SEBATIK – Dari balik kerimbunan hutan bakau di sekitar Sungai Nyamuk Sebatik, Nunukan, Kalimantan Utara, tampak sebuah kapal menelusuri sungai kecil yang muaranya langsung berhadapan dengan Tawau, Sabah, Malaysia.
Setelah terlihat aman, sejumlah orang tampak membongkar muatan yang jika diamati terlihat jelas adalah barang-barang dari Tawau, di antaranya gas elpiji 12 kilogram.
Mengapa perbedaan gas elpiji buatan dalam negeri dan selundupan begitu ketahuan karena tabung “ges” (istilah lokal) dari Malaysia dicat warna-warni yang mencolok, ada kuning, merah atau biru.
Jalur itu merupakan salah satu yang disebut petugas dari Indonesia sebagai “jalur tikus”.
Jalur tikus yang menghubungkan wilayah Indonesia dengan Malaysia secara ilegal bukan hanya di perairan, tetapi juga di darat.
Hal itu terjadi karena perbatasan Indonesia dengan Malaysia di sana berbatasan langsung darat dan perairan.
Dari luas total Sebatik 433,84 kilometer persegi (Km2), tercatat 246,1 Km2 di Sebatik Selatan adalah milik Indonesia dan 187,23 Km2 di Sebatik Utara milik Malaysia Timur.
Sehingga pulau yang bersejarah karena jadi medan pertempuran Indonesia dengan Malaysia era konfrontasi awal 1960-an itu disebut sebagai “satu pulau dua tuan”.
Disebut jalur tikus karena tidak ada pos pengawasan, tidak ada petugas dan sudah tentu tak ada cukai atau pajak.

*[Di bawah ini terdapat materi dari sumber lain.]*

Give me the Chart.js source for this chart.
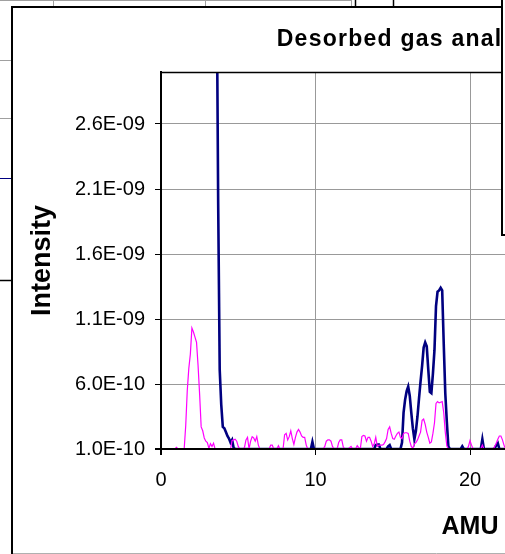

Jika barang-barang besar seperti gas elpiji gampang diselundupkan apalagi barang kecil tapi sangat mahal, yakni Narkoba.
Lima Besar
Letak geografis yang berbatasan langsung dengan Malaysia serta dekat dengan Filipina menyebabkan Kaltara rawan akan berbagai tindak kejahatan, baik penyelundupan, tebang liar, pencurian ikan serta peredaran senjata api dan narkoba.